PROBLEM TO WORK ON →
Extract, exactly as written, each line from the start of the records below to the line containing "0.0, 0.02, 0.0];", both ends included; drop the pictures.

(Part of a data file)
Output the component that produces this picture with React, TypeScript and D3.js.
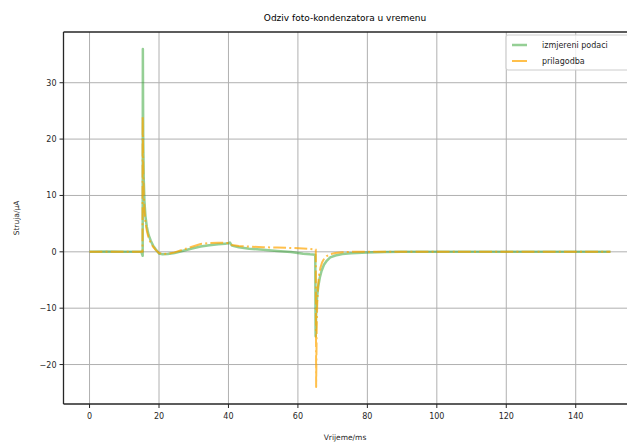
import React from "react";
import * as d3 from "d3";

const W = 627;
const H = 444;
const M = { left: 63.5, right: 636.5, top: 32, bottom: 404 };

const titleText = "Odziv foto-kondenzatora u vremenu";
const xLabel = "Vrijeme/ms";
const yLabel = "Struja/μA";
const xTicks = [0, 20, 40, 60, 80, 100, 120, 140];
const yTicks = [-20, -10, 0, 10, 20, 30];
const seriesNames = ["izmjereni podaci", "prilagodba"];

// measured data (time ms, current μA)
const measuredT = [0, 5, 10, 14.9, 15.3, 15.35, 15.45, 15.6, 15.8, 16.1, 16.5, 17.0, 17.6, 18.3, 19.1, 20.0, 21.0, 22.5, 24.5, 27, 29.5, 32, 34.5, 37, 39, 40.0, 40.4, 41.0, 43, 46, 50, 54, 58, 61.5, 63.5, 65.0, 65.1, 65.25, 65.4, 65.6, 65.9, 66.3, 66.8, 67.5, 68.3, 69.3, 70.8, 72.8, 75.3, 80, 85, 90, 100, 110, 120, 130, 140, 150];
const measuredY = [0.0, 0.05, 0.0, 0.0, -0.7, 36.0, 20.5, 13.0, 9.0, 6.3, 4.4, 3.0, 2.0, 1.1, 0.4, -0.3, -0.45, -0.4, -0.2, 0.2, 0.6, 0.95, 1.15, 1.35, 1.45, 1.5, 1.65, 1.1, 0.8, 0.55, 0.35, 0.15, -0.05, -0.35, -0.45, -0.5, -15.0, -11.0, -9.0, -7.5, -6.0, -4.6, -3.4, -2.3, -1.6, -1.0, -0.65, -0.4, -0.25, -0.12, -0.05, 0.0, 0.0, 0.02, 0.0, 0.0, 0.02, 0.0];

// fitted curve (time ms, current μA)
const fitT = [0, 5, 10, 15.25, 15.3, 15.45, 15.6, 15.8, 16.1, 16.5, 17.0, 17.6, 18.3, 19.1, 20.0, 21.0, 22.5, 24.5, 27, 29.5, 32, 34.5, 37, 39, 40.0, 40.4, 41.0, 43, 46.8, 50, 54, 58, 61.5, 63.6, 65.15, 65.25, 65.4, 65.55, 65.75, 66.05, 66.45, 66.95, 67.55, 68.3, 69.3, 70.8, 72.8, 75.3, 80, 90, 100, 110, 120, 130, 140, 150];
const fitY = [0.0, 0.0, 0.0, 0.0, 24.0, 15.0, 10.5, 7.5, 5.3, 3.7, 2.5, 1.6, 0.9, 0.3, -0.2, -0.4, -0.35, -0.1, 0.4, 0.9, 1.4, 1.55, 1.6, 1.6, 1.55, 1.5, 1.2, 1.05, 0.9, 0.82, 0.75, 0.68, 0.6, 0.5, 0.4, -24.0, -14.0, -9.5, -6.5, -4.3, -2.9, -1.9, -1.2, -0.75, -0.4, -0.2, -0.08, 0.0, 0.0, 0.0, 0.0, 0.0, 0.0, 0.0, 0.0, 0.0];

const GREEN = "#2ca02c";
const ORANGE = "#ffa500";

export default function App() {
  const x = d3.scaleLinear().domain([-7.5, 157.5]).range([M.left, M.right]);
  const y = d3.scaleLinear().domain([-27, 39]).range([M.bottom, M.top]);
  const line = d3
    .line<[number, number]>()
    .x((d) => x(d[0]))
    .y((d) => y(d[1]));
  const measured = measuredT.map((t, i) => [t, measuredY[i]] as [number, number]);
  const fit = fitT.map((t, i) => [t, fitY[i]] as [number, number]);
  const font = "DejaVu Sans, sans-serif";
  const axisColor = "#262626";

  return (
    <svg
      width={W}
      height={H}
      style={{ position: "absolute", left: 0, top: 0, background: "#fff" }}
      fontFamily={font}
    >
      <defs>
        <clipPath id="plotclip">
          <rect x={M.left} y={M.top} width={M.right - M.left} height={M.bottom - M.top} />
        </clipPath>
      </defs>
      {/* grid */}
      <g stroke="#b0b0b0" strokeWidth={1}>
        {xTicks.map((t) => (
          <line key={"gx" + t} x1={x(t)} x2={x(t)} y1={M.top} y2={M.bottom} />
        ))}
        {yTicks.map((t) => (
          <line key={"gy" + t} x1={M.left} x2={M.right} y1={y(t)} y2={y(t)} />
        ))}
      </g>
      <g clipPath="url(#plotclip)" fill="none" strokeLinejoin="round">
        <path d={line(measured) || ""} stroke={GREEN} strokeOpacity={0.5} strokeWidth={2.5} />
        <path
          d={line(fit) || ""}
          stroke={ORANGE}
          strokeOpacity={0.7}
          strokeWidth={2}
          strokeDasharray="12.8,3.2,2,3.2"
        />
      </g>
      {/* spines */}
      <g stroke={axisColor} strokeWidth={1.3} fill="none">
        <line x1={M.left} x2={M.left} y1={M.top} y2={M.bottom} />
        <line x1={M.left} x2={M.right} y1={M.bottom} y2={M.bottom} />
        <line x1={M.left} x2={M.right} y1={M.top} y2={M.top} />
      </g>
      {/* ticks */}
      <g stroke={axisColor} strokeWidth={1}>
        {xTicks.map((t) => (
          <line key={"tx" + t} x1={x(t)} x2={x(t)} y1={M.bottom} y2={M.bottom + 4} />
        ))}
        {yTicks.map((t) => (
          <line key={"ty" + t} x1={M.left - 4} x2={M.left} y1={y(t)} y2={y(t)} />
        ))}
      </g>
      <g fontSize={8} fill={axisColor}>
        {xTicks.map((t) => (
          <text key={"lx" + t} x={x(t)} y={M.bottom + 15} textAnchor="middle">
            {t}
          </text>
        ))}
        {yTicks.map((t) => (
          <text key={"ly" + t} x={M.left - 7} y={y(t) + 3} textAnchor="end">
            {t < 0 ? "\u2212" + Math.abs(t) : String(t)}
          </text>
        ))}
      </g>
      <text x={345} y={440} fontSize={7.5} textAnchor="middle" fill={axisColor}>
        {xLabel}
      </text>
      <text
        transform={`translate(19, ${(M.top + M.bottom) / 2}) rotate(-90)`}
        fontSize={7.5}
        textAnchor="middle"
        fill={axisColor}
      >
        {yLabel}
      </text>
      <text x={345} y={21} fontSize={9} textAnchor="middle" fill="#000">
        {titleText}
      </text>
      {/* legend */}
      <g>
        <rect x={506} y={35} width={130} height={35} rx={2} fill="#fff" fillOpacity={0.8} stroke="#cccccc" strokeWidth={1} />
        <line x1={512} x2={527} y1={45} y2={45} stroke={GREEN} strokeOpacity={0.5} strokeWidth={2.5} />
        <text x={542} y={48} fontSize={8} fill={axisColor}>
          {seriesNames[0]}
        </text>
        <line x1={512} x2={527} y1={61} y2={61} stroke={ORANGE} strokeOpacity={0.7} strokeWidth={2} />
        <text x={542} y={64} fontSize={8} fill={axisColor}>
          {seriesNames[1]}
        </text>
      </g>
    </svg>
  );
}
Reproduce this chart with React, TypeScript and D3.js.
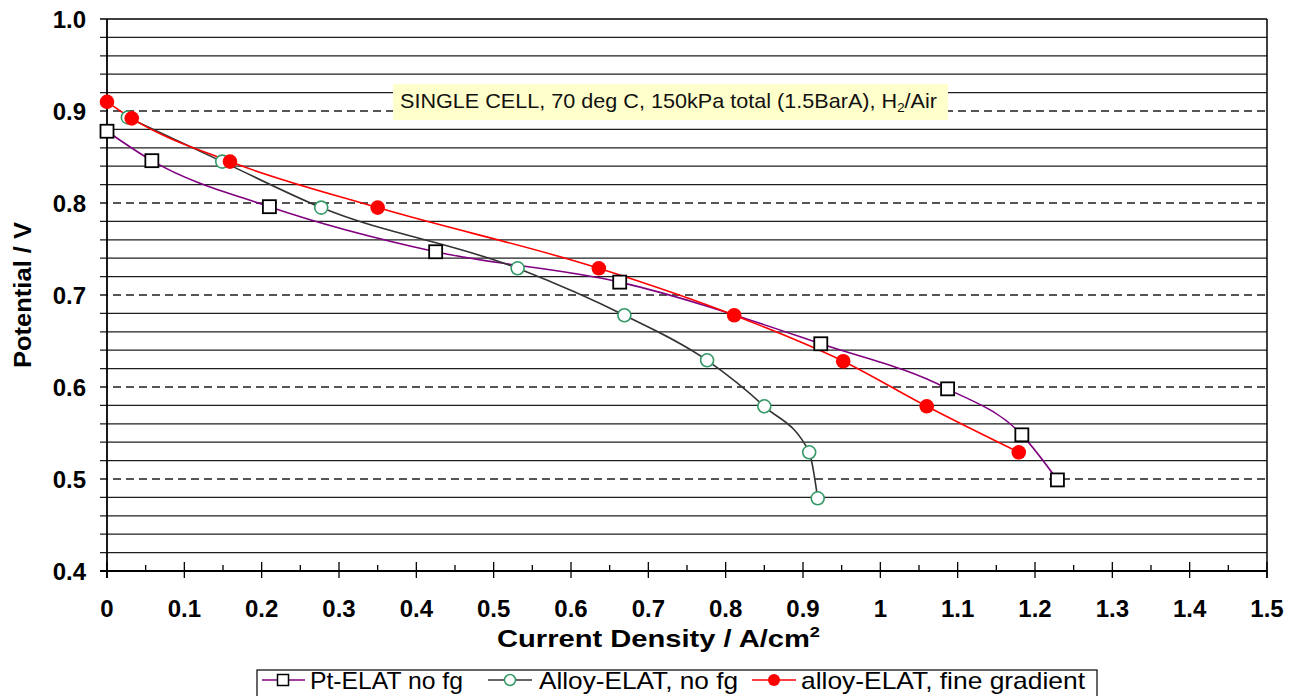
import React from 'react';
import * as d3 from 'd3';

const ptX = [0, 0.058, 0.210, 0.425, 0.663, 0.923, 1.087, 1.183, 1.229];
const ptV = [0.878, 0.846, 0.796, 0.747, 0.714, 0.647, 0.598, 0.548, 0.499];
const alloyX = [0.027, 0.149, 0.277, 0.531, 0.669, 0.776, 0.850, 0.908, 0.919];
const alloyV = [0.893, 0.845, 0.795, 0.729, 0.678, 0.629, 0.579, 0.529, 0.479];
const fgX = [0, 0.032, 0.159, 0.350, 0.636, 0.811, 0.952, 1.060, 1.179];
const fgV = [0.910, 0.892, 0.845, 0.795, 0.729, 0.678, 0.628, 0.579, 0.529];

const xTickValues = [0, 0.1, 0.2, 0.3, 0.4, 0.5, 0.6, 0.7, 0.8, 0.9, 1, 1.1, 1.2, 1.3, 1.4, 1.5];
const xTickLabels = ['0', '0.1', '0.2', '0.3', '0.4', '0.5', '0.6', '0.7', '0.8', '0.9', '1', '1.1', '1.2', '1.3', '1.4', '1.5'];
const yTickValues = [0.4, 0.5, 0.6, 0.7, 0.8, 0.9, 1.0];
const yTickLabels = ['0.4', '0.5', '0.6', '0.7', '0.8', '0.9', '1.0'];
const seriesNames = ['Pt-ELAT no fg', 'Alloy-ELAT, no fg', 'alloy-ELAT, fine gradient'];
const annotation = 'SINGLE CELL, 70 deg C, 150kPa total (1.5BarA), H';

const FONT = "'Liberation Sans', Arial, sans-serif";

export default function App() {
  const x = d3.scaleLinear().domain([0, 1.5]).range([107, 1267]);
  const y = d3.scaleLinear().domain([0.4, 1.0]).range([571, 19]);

  const minor: number[] = [];
  for (let i = 21; i < 50; i++) {
    if (i % 5 !== 0) minor.push(i / 50);
  }
  const xMinor = d3.range(0.05, 1.5, 0.1);

  const line = d3
    .line<[number, number]>()
    .x((d) => x(d[0]))
    .y((d) => y(d[1]))
    .curve(d3.curveMonotoneX);

  const pt: [number, number][] = ptX.map((v, i) => [v, ptV[i]]);
  const al: [number, number][] = alloyX.map((v, i) => [v, alloyV[i]]);
  const fg: [number, number][] = fgX.map((v, i) => [v, fgV[i]]);

  const sq = 13;
  const gridColor = '#1e1e1e';

  return (
    <svg width={1289} height={696} style={{ position: 'absolute', left: 0, top: 0, background: '#fff' }} fontFamily={FONT}>
      {minor.map((v) => (
        <line key={'m' + v} x1={100} x2={x(1.5)} y1={y(v)} y2={y(v)} stroke={gridColor} strokeWidth={1.3} />
      ))}
      {yTickValues.filter((v) => v > 0.45 && v < 0.95).map((v) => (
        <line key={'M' + v} x1={100} x2={x(1.5)} y1={y(v)} y2={y(v)} stroke={gridColor} strokeWidth={1.3} strokeDasharray="8,5" />
      ))}
      <line x1={100} x2={x(1.5)} y1={y(1.0)} y2={y(1.0)} stroke="#000" strokeWidth={1.5} />
      <line x1={100} x2={x(1.5)} y1={y(0.4)} y2={y(0.4)} stroke="#000" strokeWidth={1.8} />
      <line x1={x(0)} x2={x(0)} y1={y(1.0)} y2={y(0.4) + 7} stroke="#000" strokeWidth={1.8} />
      <line x1={x(1.5)} x2={x(1.5)} y1={y(1.0)} y2={y(0.4) + 7} stroke="#000" strokeWidth={1.5} />
      {xTickValues.map((v) => (
        <line key={'xt' + v} x1={x(v)} x2={x(v)} y1={y(0.4) - 9} y2={y(0.4) + 7} stroke="#000" strokeWidth={1.3} />
      ))}
      {xMinor.map((v) => (
        <line key={'xm' + v} x1={x(v)} x2={x(v)} y1={y(0.4) - 6} y2={y(0.4)} stroke="#000" strokeWidth={1.3} />
      ))}
      {xTickValues.map((v, i) => (
        <text key={'xl' + v} x={x(v)} y={617} textAnchor="middle" fontSize={24} fontWeight="bold" fill="#000">
          {xTickLabels[i]}
        </text>
      ))}
      {yTickValues.map((v, i) => (
        <text key={'yl' + v} x={86} y={y(v) + 8.5} textAnchor="end" fontSize={24} fontWeight="bold" fill="#000">
          {yTickLabels[i]}
        </text>
      ))}
      <text x={497} y={647} fontSize={24} fontWeight="bold" fill="#000" textLength={323} lengthAdjust="spacingAndGlyphs">
        Current Density / A/cm<tspan dy={-10} fontSize={15}>2</tspan>
      </text>
      <text transform={`translate(31,${295}) rotate(-90)`} textAnchor="middle" fontSize={24} fontWeight="bold" fill="#000" textLength={146} lengthAdjust="spacingAndGlyphs">
        Potential / V
      </text>

      <rect x={393} y={84} width={555} height={36} fill="#ffffcc" />
      <text x={400} y={108} fontSize={21} fill="#111" textLength={537} lengthAdjust="spacingAndGlyphs">
        {annotation}
        <tspan dy={4} fontSize={13}>2</tspan>
        <tspan dy={-4}>/Air</tspan>
      </text>

      <path d={line(pt) || ''} fill="none" stroke="#800080" strokeWidth={1.6} />
      <path d={line(al) || ''} fill="none" stroke="#333" strokeWidth={1.6} />
      <path d={line(fg) || ''} fill="none" stroke="#ff0000" strokeWidth={1.6} />

      {pt.map((d, i) => (
        <rect key={'p' + i} x={x(d[0]) - sq / 2} y={y(d[1]) - sq / 2} width={sq} height={sq} fill="#fff" stroke="#000" strokeWidth={1.8} />
      ))}
      {al.map((d, i) => (
        <circle key={'a' + i} cx={x(d[0])} cy={y(d[1])} r={6.5} fill="#fff" stroke="#339966" strokeWidth={1.6} />
      ))}
      {fg.map((d, i) => (
        <circle key={'f' + i} cx={x(d[0])} cy={y(d[1])} r={7.3} fill="#ff0000" />
      ))}

      <rect x={257} y={670} width={840} height={32} fill="#fff" stroke="#000" strokeWidth={1.2} />
      <g>
        <line x1={262} x2={305} y1={680} y2={680} stroke="#800080" strokeWidth={1.6} />
        <rect x={283 - 5.5} y={680 - 5.5} width={11} height={11} fill="#fff" stroke="#000" strokeWidth={1.5} />
        <text x={310} y={689} fontSize={24} fill="#000" textLength={153} lengthAdjust="spacingAndGlyphs">{seriesNames[0]}</text>
      </g>
      <g>
        <line x1={488} x2={532} y1={680} y2={680} stroke="#333" strokeWidth={1.6} />
        <circle cx={510} cy={680} r={5.5} fill="#fff" stroke="#339966" strokeWidth={1.5} />
        <text x={539} y={689} fontSize={24} fill="#000" textLength={199} lengthAdjust="spacingAndGlyphs">{seriesNames[1]}</text>
      </g>
      <g>
        <line x1={752} x2={796} y1={680} y2={680} stroke="#ff0000" strokeWidth={1.6} />
        <circle cx={774} cy={680} r={6} fill="#ff0000" />
        <text x={801} y={689} fontSize={24} fill="#000" textLength={284} lengthAdjust="spacingAndGlyphs">{seriesNames[2]}</text>
      </g>
    </svg>
  );
}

REPLY →
Output the component that produces this picture with React, TypeScript and D3.js.
import React from "react";
import * as d3 from "d3";

const W = 627;
const H = 444;
const M = { left: 63.5, right: 636.5, top: 32, bottom: 404 };

const titleText = "Odziv foto-kondenzatora u vremenu";
const xLabel = "Vrijeme/ms";
const yLabel = "Struja/μA";
const xTicks = [0, 20, 40, 60, 80, 100, 120, 140];
const yTicks = [-20, -10, 0, 10, 20, 30];
const seriesNames = ["izmjereni podaci", "prilagodba"];

// measured data (time ms, current μA)
const measuredT = [0, 5, 10, 14.9, 15.3, 15.35, 15.45, 15.6, 15.8, 16.1, 16.5, 17.0, 17.6, 18.3, 19.1, 20.0, 21.0, 22.5, 24.5, 27, 29.5, 32, 34.5, 37, 39, 40.0, 40.4, 41.0, 43, 46, 50, 54, 58, 61.5, 63.5, 65.0, 65.1, 65.25, 65.4, 65.6, 65.9, 66.3, 66.8, 67.5, 68.3, 69.3, 70.8, 72.8, 75.3, 80, 85, 90, 100, 110, 120, 130, 140, 150];
const measuredY = [0.0, 0.05, 0.0, 0.0, -0.7, 36.0, 20.5, 13.0, 9.0, 6.3, 4.4, 3.0, 2.0, 1.1, 0.4, -0.3, -0.45, -0.4, -0.2, 0.2, 0.6, 0.95, 1.15, 1.35, 1.45, 1.5, 1.65, 1.1, 0.8, 0.55, 0.35, 0.15, -0.05, -0.35, -0.45, -0.5, -15.0, -11.0, -9.0, -7.5, -6.0, -4.6, -3.4, -2.3, -1.6, -1.0, -0.65, -0.4, -0.25, -0.12, -0.05, 0.0, 0.0, 0.02, 0.0, 0.0, 0.02, 0.0];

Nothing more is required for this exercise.